→ **Instructions to follow**:
Give an exact copy of every line, leaving images out.

:: Supplied information ::

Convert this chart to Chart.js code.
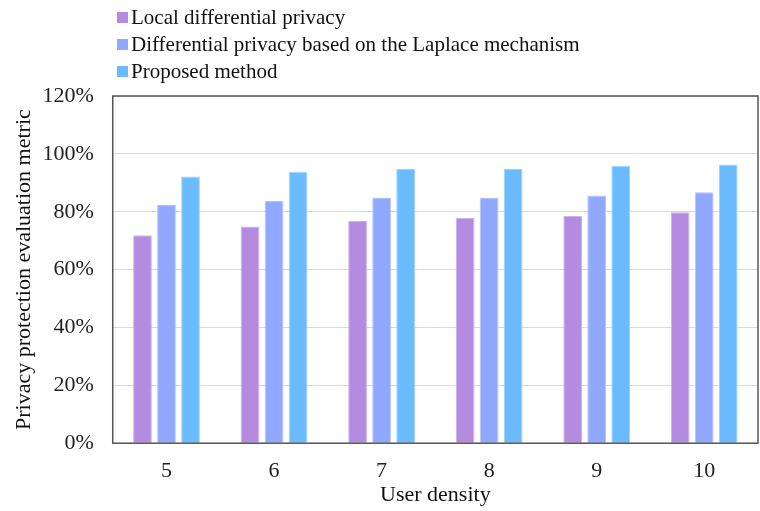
<!DOCTYPE html>
<html>
<head>
<meta charset="utf-8">
<script src="https://cdn.jsdelivr.net/npm/chart.js@4"></script>
<style>
  html, body { margin: 0; padding: 0; background: #fff; }
  #wrap { position: relative; width: 760px; height: 511px; }
  #legend { position: absolute; left: 117px; top: 4px; font-family: "Liberation Serif", serif; font-size: 21px; color: #111; }
  #legend div { height: 27px; line-height: 27px; white-space: nowrap; }
  #legend span.box { display: inline-block; width: 11px; height: 11px; margin-right: 3px; vertical-align: 1px; }
</style>
</head>
<body>
<div id="wrap">
  <canvas id="privacyChart" width="760" height="511"></canvas>
  <div id="legend"></div>
</div>
<script>
const densities = ['5', '6', '7', '8', '9', '10'];
const seriesNames = ['Local differential privacy', 'Differential privacy based on the Laplace mechanism', 'Proposed method'];
const localDP = [71.9, 74.9, 76.8, 77.8, 78.5, 79.8];
const laplaceDP = [82.3, 83.7, 84.9, 84.9, 85.6, 86.7];
const proposed = [92.2, 93.8, 94.8, 94.8, 95.9, 96.3];
const yTicks = [0, 20, 40, 60, 80, 100, 120];

const colors = ['#b48be0', '#90a8fe', '#6bbcfe'];
const edges = ['#cdb0ee', '#b3c3ff', '#9ad2ff'];
const allValues = [localDP, laplaceDP, proposed];

// html legend, one line per series
const legendEl = document.getElementById('legend');
seriesNames.forEach((name, i) => {
  const row = document.createElement('div');
  row.innerHTML = '<span class="box" style="background:' + colors[i] + '"></span>' + name;
  legendEl.appendChild(row);
});

// frame round the plot area
const frame = {
  id: 'frame',
  afterDatasetsDraw(chart) {
    const a = chart.chartArea;
    const c = chart.ctx;
    c.save();
    c.strokeStyle = '#555';
    c.lineWidth = 1.5;
    c.strokeRect(a.left, a.top, a.right - a.left, a.bottom - a.top);
    c.restore();
  }
};

const axisFont = { family: 'Liberation Serif', size: 22 };

const ctx = document.getElementById('privacyChart').getContext('2d');
new Chart(ctx, {
  type: 'bar',
  data: {
    labels: densities,
    datasets: allValues.map((vals, i) => ({
      label: seriesNames[i],
      data: vals,
      backgroundColor: colors[i],
      borderColor: edges[i],
      borderWidth: 1,
      categoryPercentage: 0.67,
      barPercentage: 0.78
    }))
  },
  options: {
    responsive: false,
    animation: false,
    layout: { padding: { top: 96, right: 2, left: 11, bottom: 0 } },
    plugins: {
      legend: { display: false },
      tooltip: { enabled: false }
    },
    scales: {
      y: {
        min: 0,
        max: 120,
        afterBuildTicks: axis => { axis.ticks = yTicks.map(v => ({ value: v })); },
        ticks: {
          callback: v => v + '%',
          font: axisFont,
          color: '#222',
          padding: 19
        },
        grid: { color: '#d9d9d9', drawTicks: false },
        border: { display: false },
        title: {
          display: true,
          text: 'Privacy protection evaluation metric',
          font: axisFont,
          color: '#111',
          padding: { top: 0, bottom: -14 }
        }
      },
      x: {
        ticks: {
          font: axisFont,
          color: '#222',
          padding: 15
        },
        grid: { display: false, drawTicks: false },
        border: { display: false },
        title: {
          display: true,
          text: 'User density',
          font: axisFont,
          color: '#111',
          padding: { top: -18, bottom: 3 }
        }
      }
    }
  },
  plugins: [frame]
});
</script>
</body>
</html>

:::

→ **Response to the exercise**:
Convert this chart to Chart.js code.
<!DOCTYPE html>
<html>
<head>
<meta charset="utf-8">
<script src="https://cdn.jsdelivr.net/npm/chart.js@4"></script>
<style>
  html, body { margin: 0; padding: 0; background: #fff; }
  #wrap { position: relative; width: 760px; height: 511px; }
  #legend { position: absolute; left: 117px; top: 4px; font-family: "Liberation Serif", serif; font-size: 21px; color: #111; }
  #legend div { height: 27px; line-height: 27px; white-space: nowrap; }
  #legend span.box { display: inline-block; width: 11px; height: 11px; margin-right: 3px; vertical-align: 1px; }
</style>
</head>
<body>
<div id="wrap">
  <canvas id="privacyChart" width="760" height="511"></canvas>
  <div id="legend"></div>
</div>
<script>
const densities = ['5', '6', '7', '8', '9', '10'];
const seriesNames = ['Local differential privacy', 'Differential privacy based on the Laplace mechanism', 'Proposed method'];
const localDP = [71.9, 74.9, 76.8, 77.8, 78.5, 79.8];
const laplaceDP = [82.3, 83.7, 84.9, 84.9, 85.6, 86.7];
const proposed = [92.2, 93.8, 94.8, 94.8, 95.9, 96.3];
const yTicks = [0, 20, 40, 60, 80, 100, 120];

const colors = ['#b48be0', '#90a8fe', '#6bbcfe'];
const edges = ['#cdb0ee', '#b3c3ff', '#9ad2ff'];
const allValues = [localDP, laplaceDP, proposed];

// html legend, one line per series
const legendEl = document.getElementById('legend');
seriesNames.forEach((name, i) => {
  const row = document.createElement('div');
  row.innerHTML = '<span class="box" style="background:' + colors[i] + '"></span>' + name;
  legendEl.appendChild(row);
});

// frame round the plot area
const frame = {
  id: 'frame',
  afterDatasetsDraw(chart) {
    const a = chart.chartArea;
    const c = chart.ctx;
    c.save();
    c.strokeStyle = '#555';
    c.lineWidth = 1.5;
    c.strokeRect(a.left, a.top, a.right - a.left, a.bottom - a.top);
    c.restore();
  }
};

const axisFont = { family: 'Liberation Serif', size: 22 };

const ctx = document.getElementById('privacyChart').getContext('2d');
new Chart(ctx, {
  type: 'bar',
  data: {
    labels: densities,
    datasets: allValues.map((vals, i) => ({
      label: seriesNames[i],
      data: vals,
      backgroundColor: colors[i],
      borderColor: edges[i],
      borderWidth: 1,
      categoryPercentage: 0.67,
      barPercentage: 0.78
    }))
  },
  options: {
    responsive: false,
    animation: false,
    layout: { padding: { top: 96, right: 2, left: 11, bottom: 0 } },
    plugins: {
      legend: { display: false },
      tooltip: { enabled: false }
    },
    scales: {
      y: {
        min: 0,
        max: 120,
        afterBuildTicks: axis => { axis.ticks = yTicks.map(v => ({ value: v })); },
        ticks: {
          callback: v => v + '%',
          font: axisFont,
          color: '#222',
          padding: 19
        },
        grid: { color: '#d9d9d9', drawTicks: false },
        border: { display: false },
        title: {
          display: true,
          text: 'Privacy protection evaluation metric',
          font: axisFont,
          color: '#111',
          padding: { top: 0, bottom: -14 }
        }
      },
      x: {
        ticks: {
          font: axisFont,
          color: '#222',
          padding: 15
        },
        grid: { display: false, drawTicks: false },
        border: { display: false },
        title: {
          display: true,
          text: 'User density',
          font: axisFont,
          color: '#111',
          padding: { top: -18, bottom: 3 }
        }
      }
    }
  },
  plugins: [frame]
});
</script>
</body>
</html>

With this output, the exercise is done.